The directory extracted from the above zip file contains two subdirectories: taxi and polys. The taxi subdirectory has the backend index built on 5 years of taxi data used in the paper. Note that the purpose of this index is to only provide the means of selecting data of varying input sizes for the experiments. The polys subdirectory has both the neighborhood polygons, as well as the synthetic polygons used in the experiments.

  • results-paper: This directory contains result files with the experimental numbers which are presented in the paper. The 'scalability' subdirectory contains timing results, and the 'accuracy' subdirectory contains results about the accuracy of the raster join approach. Note that when the results are generated using the provided poweshell scripts, the scripts take care of placing the result files in the corresponding subdirectory.
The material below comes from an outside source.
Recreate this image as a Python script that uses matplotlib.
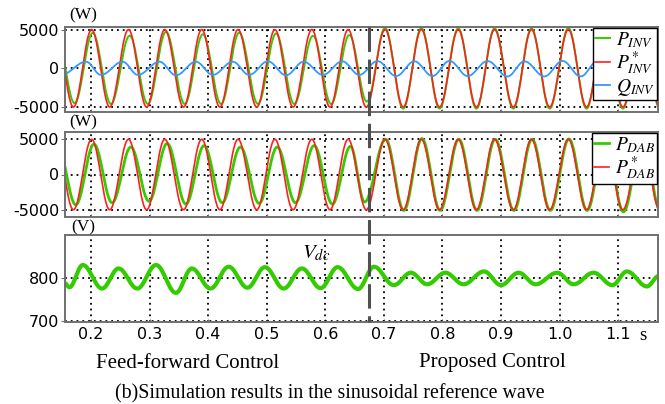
import numpy as np
import matplotlib
matplotlib.use('Agg')
import matplotlib.pyplot as plt
from matplotlib.lines import Line2D
from matplotlib.transforms import blended_transform_factory

plt.rcParams['axes.unicode_minus'] = False
plt.rcParams['mathtext.fontset'] = 'stix'

# extrema (time s, value)
p_ref_t = [0.139, 0.170, 0.201, 0.232, 0.264, 0.295, 0.326, 0.358, 0.389, 0.420,
           0.451, 0.483, 0.514, 0.545, 0.577, 0.608, 0.639, 0.670, 0.702, 0.733,
           0.764, 0.795, 0.827, 0.858, 0.889, 0.921, 0.952, 0.983, 1.015, 1.046,
           1.077, 1.108, 1.140, 1.171]
p_ref_v = [5000, -5000] * 17

p_inv_t = [0.141, 0.172, 0.203, 0.234, 0.266, 0.297, 0.328, 0.360, 0.391, 0.422,
           0.453, 0.485, 0.516, 0.547, 0.579, 0.610, 0.641, 0.671, 0.702, 0.733,
           0.764, 0.795, 0.827, 0.858, 0.889, 0.921, 0.952, 0.983, 1.015, 1.046,
           1.077, 1.108, 1.140, 1.171]
p_inv_v = [4300, -4500, 4570, -4600, 4220, -4600, 4700, -4600, 4400, -4600,
           4600, -4600, 4500, -4600, 4200, -4600, 4300, -4300, 5200, -5200,
           5200, -5200, 5150, -5200, 5150, -5200, 5150, -5200, 5200, -5200,
           5150, -5200, 5150, -5200]

q_inv_t = [0.150, 0.1915, 0.217, 0.254, 0.280, 0.317, 0.345, 0.379, 0.408, 0.442,
           0.470, 0.502, 0.533, 0.563, 0.596, 0.629, 0.658, 0.689, 0.721, 0.752,
           0.783, 0.812, 0.843, 0.877, 0.911, 0.940, 0.974, 1.005, 1.036, 1.065,
           1.098, 1.128, 1.160, 1.175]
q_inv_v = [-800, 850, -850, 850, -850, 850, -900, 850, -850, 850,
           -850, 900, -900, 850, -850, 900, -850, 930, -1000, 900,
           -1000, 950, -1000, 930, -1050, 900, -1050, 950, -1050, 950,
           -1000, 950, -1000, -300]

p_dab_t = [0.143, 0.174, 0.205, 0.236, 0.268, 0.299, 0.330, 0.362, 0.393, 0.424,
           0.455, 0.487, 0.518, 0.549, 0.581, 0.612, 0.643, 0.667, 0.703, 0.734,
           0.765, 0.796, 0.828, 0.859, 0.890, 0.922, 0.953, 0.984, 1.016, 1.047,
           1.078, 1.109, 1.141, 1.172]
p_dab_v = [4000, -4300, 4300, -4000, 3900, -3800, 4400, -4200, 4100, -4000,
           3900, -4100, 3900, -4000, 4100, -4200, 4000, -3900, 5000, -5100,
           5100, -5100, 5000, -5100, 5000, -5100, 5000, -5100, 5050, -5100,
           5000, -5300, 5000, -5100]

vdc_t = [0.155, 0.163, 0.186, 0.219, 0.247, 0.279, 0.311, 0.345, 0.372, 0.404,
         0.435, 0.467, 0.497, 0.529, 0.560, 0.592, 0.621, 0.656, 0.683, 0.717,
         0.746, 0.774, 0.805, 0.836, 0.871, 0.900, 0.930, 0.959, 0.996, 1.024,
         1.058, 1.090, 1.115, 1.149, 1.170]
vdc_v = [788, 778, 830, 775, 822, 775, 830, 765, 822, 775,
         826, 777, 825, 775, 822, 776, 825, 774, 826, 783,
         812, 785, 812, 785, 815, 783, 812, 785, 812, 785,
         812, 783, 815, 780, 805]

x_ticks = [0.2, 0.3, 0.4, 0.5, 0.6, 0.7, 0.8, 0.9, 1.0, 1.1]
t_switch = 0.675

GREEN = '#33cc00'
RED = '#ff1f1f'
BLUE = '#3399ff'


def wave(times, values, n=30):
    # smooth half-cosine pieces between the read extrema
    tt, vv = [], []
    for i in range(len(times) - 1):
        s = np.linspace(0, 1, n, endpoint=False)
        tt.append(times[i] + (times[i + 1] - times[i]) * s)
        vv.append(values[i] + (values[i + 1] - values[i]) * (1 - np.cos(np.pi * s)) / 2)
    tt.append([times[-1]])
    vv.append([values[-1]])
    return np.concatenate(tt), np.concatenate(vv)


fig = plt.figure(figsize=(6.65, 4.04), dpi=100)
L, W = 65 / 665, 593 / 665
ax1 = fig.add_axes([L, 1 - 112 / 404, W, 85 / 404])
ax2 = fig.add_axes([L, 1 - 217 / 404, W, 85 / 404])
ax3 = fig.add_axes([L, 1 - 322 / 404, W, 87 / 404])

ax1.plot(*wave(p_inv_t, p_inv_v), color=GREEN, lw=1.4, label=r'$P_{INV}$')
ax1.plot(*wave(p_ref_t, p_ref_v), color=RED, lw=1.2, label=r'$P^*_{INV}$')
ax1.plot(*wave(q_inv_t, q_inv_v), color=BLUE, lw=1.3, label=r'$Q_{INV}$')
ax1.set_ylim(-5640, 5330)
ax1.set_yticks([-5000, 0, 5000])

ax2.plot(*wave(p_dab_t, p_dab_v), color=GREEN, lw=2.0, label=r'$P_{DAB}$')
ax2.plot(*wave(p_ref_t, p_ref_v), color=RED, lw=1.2, label=r'$P^*_{DAB}$')
ax2.set_ylim(-6030, 6030)
ax2.set_yticks([-5000, 0, 5000])

ax3.plot(*wave(vdc_t, vdc_v), color=GREEN, lw=3.0)
ax3.set_ylim(697, 900)
ax3.set_yticks([700, 800])
ax3.text(0.561, 858, r'$V_{dc}$', fontsize=15, va='center', ha='left')

for ax in (ax1, ax2, ax3):
    ax.set_xlim(0.1556, 1.168)
    ax.set_xticks(x_ticks)
    ax.grid(True, color='black', linestyle=(0, (1, 2.2)), lw=1.3)
    for sp in ax.spines.values():
        sp.set_color('#707070')
        sp.set_linewidth(1.4)
    ax.tick_params(axis='y', direction='out', length=3, colors='#707070',
                   labelcolor='black', labelsize=11.5, pad=1)
    ax.tick_params(axis='x', direction='in', length=2, colors='#707070',
                   labelcolor='black', labelsize=11.5)
ax1.tick_params(axis='x', labelbottom=False)
ax2.tick_params(axis='x', labelbottom=False)

leg_kw = dict(loc='upper right', frameon=True, fancybox=False, framealpha=1,
              edgecolor='black', fontsize=14, handlelength=0.8, handletextpad=0.3,
              labelspacing=0.0, borderpad=0.1, borderaxespad=0.05)
lg1 = ax1.legend(**leg_kw)
lg2 = ax2.legend(**leg_kw)
for lg in (lg1, lg2):
    lg.get_frame().set_linewidth(1.0)

# switching instant, drawn across all panels
trans = blended_transform_factory(ax3.transData, fig.transFigure)
fig.add_artist(Line2D([t_switch, t_switch], [1 - 27 / 404, 1 - 322 / 404],
                      transform=trans, color='#505050', lw=2.2,
                      dashes=(8, 2.5), clip_on=False))

serif = 'Liberation Serif'
for yy, unit in ((15, '(W)'), (122, '(W)'), (227, '(V)')):
    fig.text(83 / 665, 1 - yy / 404, unit, family=serif, fontsize=12.5,
             ha='center', va='center')
fig.text(643 / 665, 1 - 336 / 404, 's', family=serif, fontsize=13.5,
         ha='center', va='center')
fig.text(188 / 665, 1 - 363 / 404, 'Feed-forward Control', family=serif,
         fontsize=15, ha='center', va='center')
fig.text(492 / 665, 1 - 363 / 404, 'Proposed Control', family=serif,
         fontsize=15, ha='center', va='center')
fig.text(330 / 665, 1 - 394 / 404,
         '(b)Simulation results in the sinusoidal reference wave',
         family=serif, fontsize=14.3, ha='center', va='center')

fig.savefig('out.png', dpi=100)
  • plot-scripts: This directory contains python scripts that generate the figures in the paper. More specifically, all the figures can be generated using the 'plot_script_main.py' script. This script takes as input 1) the path to the directory that stores the result files to be plotted, and, 2) the paper figure to be generated.

  1. the path to the result directory is optional. By default the results are retrieved from the 'results-paper' directory.
  2. this argument is of the form 'figure_[8-14]'|'all', where the number corresponds to the figure number in the paper and the option 'all' generates all the figures in the paper.

The generated figures are stored in the 'figures-paper' directory.

Example usage: python plot-scripts/plot_script_main.py figure_8

This takes the required input from the 'results-paper' directory, generates Figure 8 of the paper, and stores it in the 'figures-paper' directory.

  • figures-paper: This directory contains all the figures (png files) in the paper that are generated using the python plot script with the provided result files in the 'resuls-paper' directory as input (python plot-scripts/plot_script_main.py all).